++++ AVAILABLE DATA

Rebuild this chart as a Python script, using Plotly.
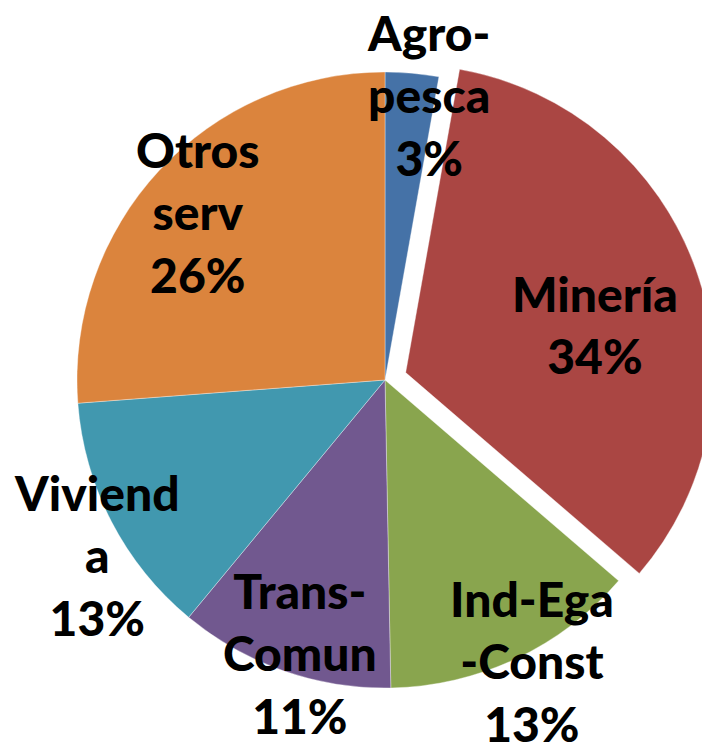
import plotly.graph_objects as go

# ---- data ----
labels = ["Agro-<br>pesca", "Minería", "Ind-Ega<br>-Const", "Trans-<br>Comun", "Viviend<br>a", "Otros<br>serv"]
values = [2.8, 33.5, 13.4, 11.3, 12.8, 26.2]
pulls = [0, 0.0714, 0, 0, 0, 0]
colors = ["#4572A7", "#AA4643", "#89A54E", "#71588F", "#4198AF", "#DB843D"]

# label anchor positions (pixels from top-left of the figure)
label_px = [(428, 95), (595, 324), (532, 661), (300, 653), (97, 555), (198, 212)]

W, H = 720, 751
cx, cy, half = 385, 380, 330

fig = go.Figure(go.Pie(
    labels=labels,
    values=values,
    sort=False,
    direction="clockwise",
    rotation=0,
    pull=pulls,
    marker=dict(colors=colors, line=dict(color="rgba(255,255,255,0.5)", width=0.7)),
    textinfo="none",
    hoverinfo="label+percent",
    showlegend=False,
    domain=dict(x=[(cx - half) / W, (cx + half) / W],
                y=[(H - cy - half) / H, (H - cy + half) / H]),
))

total = sum(values)
for lab, v, (px, py) in zip(labels, values, label_px):
    pct = int(v / total * 100 + 0.5)
    fig.add_annotation(
        x=px / W, y=1 - py / H, xref="paper", yref="paper",
        text=f"{lab}<br>{pct}%",
        showarrow=False, xanchor="center", yanchor="middle", align="center",
        font=dict(family="Lato", size=48, color="#000000", weight=900),
    )

fig.update_layout(
    width=W, height=H,
    margin=dict(l=0, r=0, t=0, b=0),
    paper_bgcolor="white", plot_bgcolor="white",
)

fig.write_html("out.html",
               config={"displayModeBar": False},
               post_script="document.body.style.margin='0';document.body.style.overflow='hidden';document.documentElement.style.overflow='hidden';")
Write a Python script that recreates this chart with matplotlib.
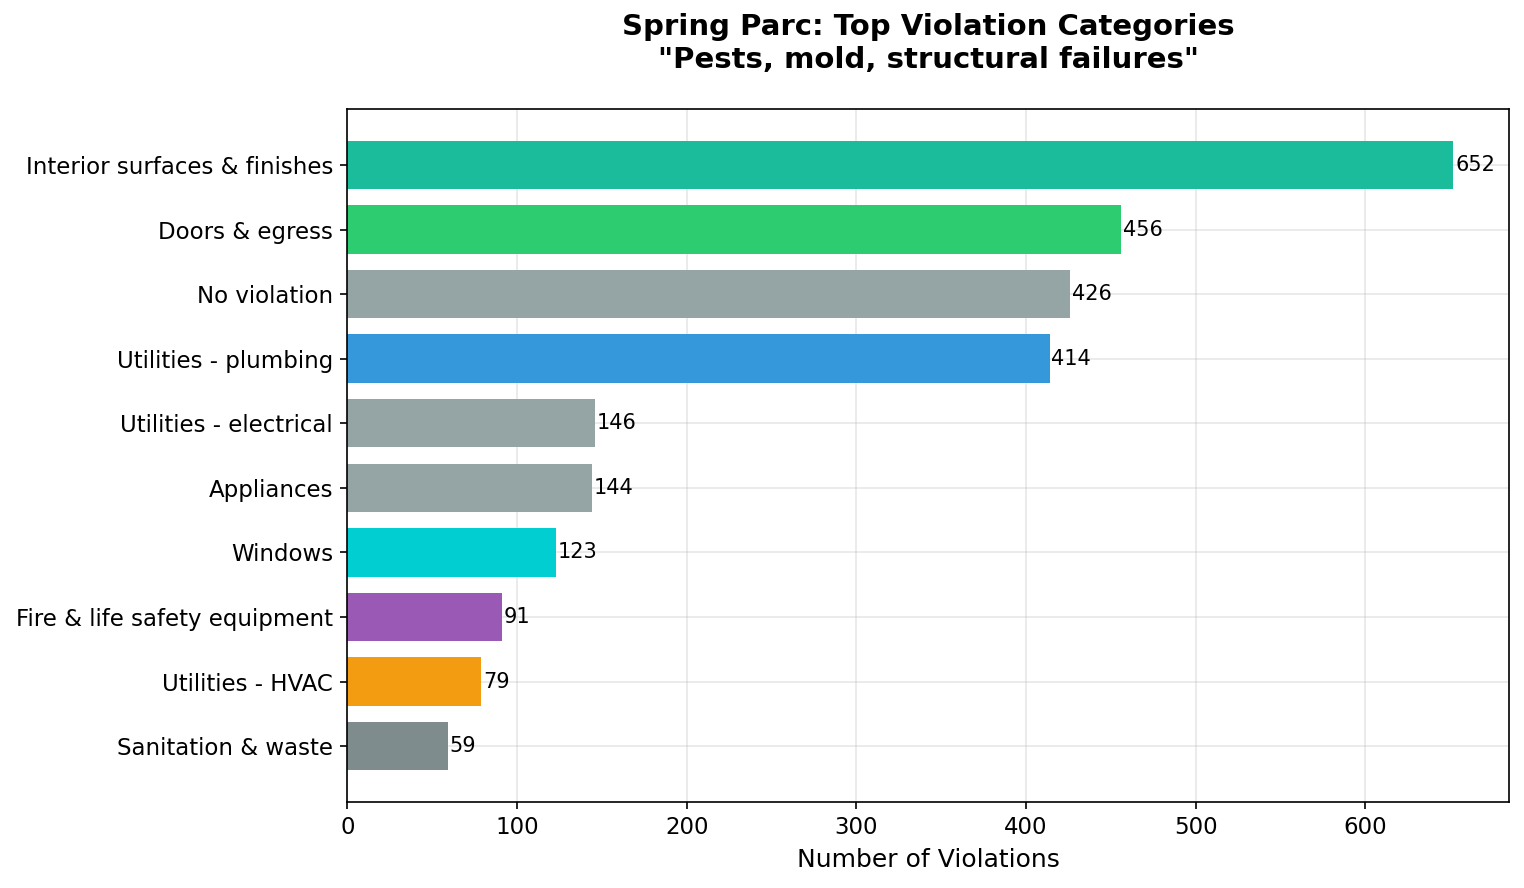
import matplotlib.pyplot as plt

categories = ["Interior surfaces & finishes", "Doors & egress", "No violation",
              "Utilities - plumbing", "Utilities - electrical", "Appliances",
              "Windows", "Fire & life safety equipment", "Utilities - HVAC",
              "Sanitation & waste"]
counts = [652, 456, 426, 414, 146, 144, 123, 91, 79, 59]
colors = ["#1abc9c", "#2ecc71", "#95a5a6", "#3498db", "#95a5a6", "#95a5a6",
          "#00ced1", "#9b59b6", "#f39c12", "#7f8c8d"]

fig, ax = plt.subplots(figsize=(10.16, 5.92), dpi=150)
fig.subplots_adjust(left=0.228, right=0.990, top=0.877, bottom=0.097)

ypos = list(range(len(categories)))
bars = ax.barh(ypos, counts, color=colors, height=0.75)
ax.set_yticks(ypos)
ax.set_yticklabels(categories, fontsize=11)
ax.invert_yaxis()
ax.tick_params(axis="x", labelsize=11)

for b, v in zip(bars, counts):
    ax.text(v + 1, b.get_y() + b.get_height() / 2, str(v),
            va="center", ha="left", fontsize=10)

ax.set_xlabel("Number of Violations", fontsize=12)
ax.set_title('Spring Parc: Top Violation Categories\n"Pests, mold, structural failures"',
             fontsize=14, fontweight="bold", pad=20)
ax.grid(True, alpha=0.3)
ax.set_axisbelow(True)

plt.savefig("out.png", dpi=150)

++++++++

→ **DO THIS**
Take the entries shown above and quote them verbatim, passing over the pictures.

→ **ANSWER TO THIS EXERCISE**
Rebuild this chart as a Python script, using Plotly.
import plotly.graph_objects as go

# ---- data ----
labels = ["Agro-<br>pesca", "Minería", "Ind-Ega<br>-Const", "Trans-<br>Comun", "Viviend<br>a", "Otros<br>serv"]
values = [2.8, 33.5, 13.4, 11.3, 12.8, 26.2]
pulls = [0, 0.0714, 0, 0, 0, 0]
colors = ["#4572A7", "#AA4643", "#89A54E", "#71588F", "#4198AF", "#DB843D"]

# label anchor positions (pixels from top-left of the figure)
label_px = [(428, 95), (595, 324), (532, 661), (300, 653), (97, 555), (198, 212)]

W, H = 720, 751
cx, cy, half = 385, 380, 330

fig = go.Figure(go.Pie(
    labels=labels,
    values=values,
    sort=False,
    direction="clockwise",
    rotation=0,
    pull=pulls,
    marker=dict(colors=colors, line=dict(color="rgba(255,255,255,0.5)", width=0.7)),
    textinfo="none",
    hoverinfo="label+percent",
    showlegend=False,
    domain=dict(x=[(cx - half) / W, (cx + half) / W],
                y=[(H - cy - half) / H, (H - cy + half) / H]),
))

total = sum(values)
for lab, v, (px, py) in zip(labels, values, label_px):
    pct = int(v / total * 100 + 0.5)
    fig.add_annotation(
        x=px / W, y=1 - py / H, xref="paper", yref="paper",
        text=f"{lab}<br>{pct}%",
        showarrow=False, xanchor="center", yanchor="middle", align="center",
        font=dict(family="Lato", size=48, color="#000000", weight=900),
    )

fig.update_layout(
    width=W, height=H,
    margin=dict(l=0, r=0, t=0, b=0),
    paper_bgcolor="white", plot_bgcolor="white",
)

fig.write_html("out.html",
               config={"displayModeBar": False},
               post_script="document.body.style.margin='0';document.body.style.overflow='hidden';document.documentElement.style.overflow='hidden';")
Write a Python script that recreates this chart with matplotlib.
import matplotlib.pyplot as plt

categories = ["Interior surfaces & finishes", "Doors & egress", "No violation",
              "Utilities - plumbing", "Utilities - electrical", "Appliances",
              "Windows", "Fire & life safety equipment", "Utilities - HVAC",
              "Sanitation & waste"]
counts = [652, 456, 426, 414, 146, 144, 123, 91, 79, 59]
colors = ["#1abc9c", "#2ecc71", "#95a5a6", "#3498db", "#95a5a6", "#95a5a6",
          "#00ced1", "#9b59b6", "#f39c12", "#7f8c8d"]

fig, ax = plt.subplots(figsize=(10.16, 5.92), dpi=150)
fig.subplots_adjust(left=0.228, right=0.990, top=0.877, bottom=0.097)

ypos = list(range(len(categories)))
bars = ax.barh(ypos, counts, color=colors, height=0.75)
ax.set_yticks(ypos)
ax.set_yticklabels(categories, fontsize=11)
ax.invert_yaxis()
ax.tick_params(axis="x", labelsize=11)

for b, v in zip(bars, counts):
    ax.text(v + 1, b.get_y() + b.get_height() / 2, str(v),
            va="center", ha="left", fontsize=10)

ax.set_xlabel("Number of Violations", fontsize=12)
ax.set_title('Spring Parc: Top Violation Categories\n"Pests, mold, structural failures"',
             fontsize=14, fontweight="bold", pad=20)
ax.grid(True, alpha=0.3)
ax.set_axisbelow(True)

plt.savefig("out.png", dpi=150)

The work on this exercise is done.